◆ **Directions**:
Will you return, word for word, only the lines from the top of the data below down to and including the one with "SANS = 'Liberation Sans, Arial, sans-serif'"?
|---|
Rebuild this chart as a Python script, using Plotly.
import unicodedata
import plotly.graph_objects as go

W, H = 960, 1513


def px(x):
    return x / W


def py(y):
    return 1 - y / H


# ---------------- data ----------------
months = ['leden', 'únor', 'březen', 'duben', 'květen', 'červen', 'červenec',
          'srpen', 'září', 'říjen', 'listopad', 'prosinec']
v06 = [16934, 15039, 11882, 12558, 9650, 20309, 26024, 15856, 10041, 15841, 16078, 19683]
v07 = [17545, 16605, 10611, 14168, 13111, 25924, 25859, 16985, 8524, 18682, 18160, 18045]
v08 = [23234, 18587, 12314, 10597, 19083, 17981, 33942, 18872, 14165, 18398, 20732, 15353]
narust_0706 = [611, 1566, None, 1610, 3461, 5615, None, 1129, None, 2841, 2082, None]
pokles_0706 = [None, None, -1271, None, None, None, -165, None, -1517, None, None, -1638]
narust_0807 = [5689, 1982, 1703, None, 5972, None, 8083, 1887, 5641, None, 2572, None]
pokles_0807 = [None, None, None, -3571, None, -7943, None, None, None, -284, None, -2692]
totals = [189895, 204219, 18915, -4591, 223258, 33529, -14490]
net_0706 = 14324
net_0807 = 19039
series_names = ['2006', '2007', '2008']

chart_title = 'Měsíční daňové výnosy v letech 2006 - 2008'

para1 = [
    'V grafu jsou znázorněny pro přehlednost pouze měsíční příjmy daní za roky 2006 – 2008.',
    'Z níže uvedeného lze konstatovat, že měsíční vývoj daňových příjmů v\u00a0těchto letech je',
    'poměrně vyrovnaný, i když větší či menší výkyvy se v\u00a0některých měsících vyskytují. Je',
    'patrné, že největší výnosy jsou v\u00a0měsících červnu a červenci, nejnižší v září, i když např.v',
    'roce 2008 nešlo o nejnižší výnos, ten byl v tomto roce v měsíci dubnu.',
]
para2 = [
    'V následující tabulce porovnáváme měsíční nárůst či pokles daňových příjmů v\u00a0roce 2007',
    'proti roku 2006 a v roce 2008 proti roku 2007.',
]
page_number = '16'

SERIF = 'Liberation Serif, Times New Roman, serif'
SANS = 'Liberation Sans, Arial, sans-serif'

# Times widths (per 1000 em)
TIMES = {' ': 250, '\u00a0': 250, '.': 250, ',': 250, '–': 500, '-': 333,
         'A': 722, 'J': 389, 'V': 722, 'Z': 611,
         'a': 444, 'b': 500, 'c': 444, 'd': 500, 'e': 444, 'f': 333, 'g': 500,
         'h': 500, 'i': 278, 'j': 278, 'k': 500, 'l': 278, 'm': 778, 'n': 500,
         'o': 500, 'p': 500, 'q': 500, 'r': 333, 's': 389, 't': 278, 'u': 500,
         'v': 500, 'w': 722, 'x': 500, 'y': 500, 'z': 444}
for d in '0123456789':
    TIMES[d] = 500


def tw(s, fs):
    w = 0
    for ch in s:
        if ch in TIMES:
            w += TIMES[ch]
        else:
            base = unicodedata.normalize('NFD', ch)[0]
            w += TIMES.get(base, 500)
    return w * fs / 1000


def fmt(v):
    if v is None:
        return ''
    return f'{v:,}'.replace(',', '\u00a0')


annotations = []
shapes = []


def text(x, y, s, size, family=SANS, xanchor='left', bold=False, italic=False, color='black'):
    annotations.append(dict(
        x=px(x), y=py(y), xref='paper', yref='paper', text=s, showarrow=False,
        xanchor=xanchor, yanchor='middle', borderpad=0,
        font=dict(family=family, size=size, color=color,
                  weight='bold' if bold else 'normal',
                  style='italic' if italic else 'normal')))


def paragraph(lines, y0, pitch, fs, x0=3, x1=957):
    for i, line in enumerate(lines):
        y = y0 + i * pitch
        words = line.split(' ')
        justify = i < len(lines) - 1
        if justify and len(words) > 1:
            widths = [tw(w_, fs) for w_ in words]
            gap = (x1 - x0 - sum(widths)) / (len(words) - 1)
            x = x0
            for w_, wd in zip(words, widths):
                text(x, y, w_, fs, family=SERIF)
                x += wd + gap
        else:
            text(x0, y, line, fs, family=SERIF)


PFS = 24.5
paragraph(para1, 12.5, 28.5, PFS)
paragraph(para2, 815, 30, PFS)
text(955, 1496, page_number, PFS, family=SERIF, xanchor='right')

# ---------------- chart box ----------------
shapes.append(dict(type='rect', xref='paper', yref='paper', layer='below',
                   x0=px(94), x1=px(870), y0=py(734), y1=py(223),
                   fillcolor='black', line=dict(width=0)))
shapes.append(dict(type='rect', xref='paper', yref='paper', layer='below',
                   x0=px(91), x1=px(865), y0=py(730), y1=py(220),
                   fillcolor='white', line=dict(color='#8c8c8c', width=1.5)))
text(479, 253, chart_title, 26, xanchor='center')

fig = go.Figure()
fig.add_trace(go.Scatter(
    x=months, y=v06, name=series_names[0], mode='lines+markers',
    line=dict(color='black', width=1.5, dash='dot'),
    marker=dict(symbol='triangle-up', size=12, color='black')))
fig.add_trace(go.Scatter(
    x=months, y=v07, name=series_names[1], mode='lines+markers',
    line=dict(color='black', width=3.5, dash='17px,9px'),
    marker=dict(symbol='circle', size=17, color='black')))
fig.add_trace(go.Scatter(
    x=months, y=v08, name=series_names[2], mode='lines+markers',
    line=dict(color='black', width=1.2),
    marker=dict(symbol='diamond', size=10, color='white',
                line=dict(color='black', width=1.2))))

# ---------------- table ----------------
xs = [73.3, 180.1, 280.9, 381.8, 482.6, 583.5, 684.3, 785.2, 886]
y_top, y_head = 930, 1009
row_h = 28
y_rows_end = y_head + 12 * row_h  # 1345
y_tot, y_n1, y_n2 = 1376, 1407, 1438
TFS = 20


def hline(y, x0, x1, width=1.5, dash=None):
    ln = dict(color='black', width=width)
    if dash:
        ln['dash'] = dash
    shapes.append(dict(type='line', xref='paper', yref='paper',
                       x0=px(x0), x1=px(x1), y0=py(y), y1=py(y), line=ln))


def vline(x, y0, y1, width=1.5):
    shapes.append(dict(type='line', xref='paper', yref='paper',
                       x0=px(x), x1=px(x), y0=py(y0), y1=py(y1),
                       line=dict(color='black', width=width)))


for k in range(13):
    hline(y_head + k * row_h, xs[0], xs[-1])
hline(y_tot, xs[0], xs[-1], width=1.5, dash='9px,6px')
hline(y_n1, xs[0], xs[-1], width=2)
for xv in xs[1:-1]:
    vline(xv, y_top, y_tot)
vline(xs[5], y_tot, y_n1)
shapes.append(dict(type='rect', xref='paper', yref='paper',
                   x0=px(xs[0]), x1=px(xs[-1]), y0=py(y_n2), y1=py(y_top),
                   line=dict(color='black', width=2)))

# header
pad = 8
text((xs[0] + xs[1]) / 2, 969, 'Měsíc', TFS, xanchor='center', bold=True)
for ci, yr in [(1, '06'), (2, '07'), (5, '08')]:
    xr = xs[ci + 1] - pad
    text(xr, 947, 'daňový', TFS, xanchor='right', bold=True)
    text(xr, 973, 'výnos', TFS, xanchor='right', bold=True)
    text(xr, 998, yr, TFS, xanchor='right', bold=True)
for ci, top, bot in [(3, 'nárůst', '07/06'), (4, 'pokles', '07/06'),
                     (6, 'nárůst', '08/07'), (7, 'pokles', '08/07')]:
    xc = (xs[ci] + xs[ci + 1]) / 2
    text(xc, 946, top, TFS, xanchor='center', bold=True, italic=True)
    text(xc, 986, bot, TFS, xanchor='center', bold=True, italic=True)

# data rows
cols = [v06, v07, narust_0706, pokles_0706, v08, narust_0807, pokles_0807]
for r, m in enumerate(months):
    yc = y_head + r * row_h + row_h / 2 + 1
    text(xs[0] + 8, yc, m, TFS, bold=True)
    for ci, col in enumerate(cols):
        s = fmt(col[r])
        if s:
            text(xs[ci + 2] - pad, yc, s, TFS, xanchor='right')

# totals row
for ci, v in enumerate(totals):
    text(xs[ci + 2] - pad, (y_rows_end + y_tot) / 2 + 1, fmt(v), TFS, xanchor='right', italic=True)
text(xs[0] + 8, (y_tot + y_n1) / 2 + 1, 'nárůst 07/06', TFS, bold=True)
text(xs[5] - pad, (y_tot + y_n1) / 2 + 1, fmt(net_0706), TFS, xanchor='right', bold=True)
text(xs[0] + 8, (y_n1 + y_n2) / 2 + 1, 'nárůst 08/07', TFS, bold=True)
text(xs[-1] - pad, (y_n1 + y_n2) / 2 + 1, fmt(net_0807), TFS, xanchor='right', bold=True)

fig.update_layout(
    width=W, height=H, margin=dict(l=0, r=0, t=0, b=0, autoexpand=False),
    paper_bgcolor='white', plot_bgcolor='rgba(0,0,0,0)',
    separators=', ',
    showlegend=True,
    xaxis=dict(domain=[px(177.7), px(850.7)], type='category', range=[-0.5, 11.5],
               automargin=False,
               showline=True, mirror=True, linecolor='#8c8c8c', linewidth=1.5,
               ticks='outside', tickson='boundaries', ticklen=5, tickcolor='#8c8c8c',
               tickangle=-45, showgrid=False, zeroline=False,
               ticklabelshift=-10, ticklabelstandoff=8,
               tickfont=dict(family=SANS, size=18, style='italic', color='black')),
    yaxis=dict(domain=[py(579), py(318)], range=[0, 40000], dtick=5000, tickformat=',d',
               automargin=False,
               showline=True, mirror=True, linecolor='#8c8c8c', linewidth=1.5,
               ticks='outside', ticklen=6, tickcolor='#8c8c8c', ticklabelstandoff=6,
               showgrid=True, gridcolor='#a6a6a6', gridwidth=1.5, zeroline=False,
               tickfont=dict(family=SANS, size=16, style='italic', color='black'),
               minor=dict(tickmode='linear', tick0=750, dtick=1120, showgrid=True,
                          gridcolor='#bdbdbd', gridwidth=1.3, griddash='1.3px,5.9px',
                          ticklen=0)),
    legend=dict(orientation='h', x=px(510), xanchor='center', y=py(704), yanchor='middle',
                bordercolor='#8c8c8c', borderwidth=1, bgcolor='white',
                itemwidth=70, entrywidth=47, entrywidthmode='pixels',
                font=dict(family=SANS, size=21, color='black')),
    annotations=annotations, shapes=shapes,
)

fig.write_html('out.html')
|---|
◆ **Result**:
Rebuild this chart as a Python script, using Plotly.
import unicodedata
import plotly.graph_objects as go

W, H = 960, 1513


def px(x):
    return x / W


def py(y):
    return 1 - y / H


# ---------------- data ----------------
months = ['leden', 'únor', 'březen', 'duben', 'květen', 'červen', 'červenec',
          'srpen', 'září', 'říjen', 'listopad', 'prosinec']
v06 = [16934, 15039, 11882, 12558, 9650, 20309, 26024, 15856, 10041, 15841, 16078, 19683]
v07 = [17545, 16605, 10611, 14168, 13111, 25924, 25859, 16985, 8524, 18682, 18160, 18045]
v08 = [23234, 18587, 12314, 10597, 19083, 17981, 33942, 18872, 14165, 18398, 20732, 15353]
narust_0706 = [611, 1566, None, 1610, 3461, 5615, None, 1129, None, 2841, 2082, None]
pokles_0706 = [None, None, -1271, None, None, None, -165, None, -1517, None, None, -1638]
narust_0807 = [5689, 1982, 1703, None, 5972, None, 8083, 1887, 5641, None, 2572, None]
pokles_0807 = [None, None, None, -3571, None, -7943, None, None, None, -284, None, -2692]
totals = [189895, 204219, 18915, -4591, 223258, 33529, -14490]
net_0706 = 14324
net_0807 = 19039
series_names = ['2006', '2007', '2008']

chart_title = 'Měsíční daňové výnosy v letech 2006 - 2008'

para1 = [
    'V grafu jsou znázorněny pro přehlednost pouze měsíční příjmy daní za roky 2006 – 2008.',
    'Z níže uvedeného lze konstatovat, že měsíční vývoj daňových příjmů v\u00a0těchto letech je',
    'poměrně vyrovnaný, i když větší či menší výkyvy se v\u00a0některých měsících vyskytují. Je',
    'patrné, že největší výnosy jsou v\u00a0měsících červnu a červenci, nejnižší v září, i když např.v',
    'roce 2008 nešlo o nejnižší výnos, ten byl v tomto roce v měsíci dubnu.',
]
para2 = [
    'V následující tabulce porovnáváme měsíční nárůst či pokles daňových příjmů v\u00a0roce 2007',
    'proti roku 2006 a v roce 2008 proti roku 2007.',
]
page_number = '16'

SERIF = 'Liberation Serif, Times New Roman, serif'
SANS = 'Liberation Sans, Arial, sans-serif'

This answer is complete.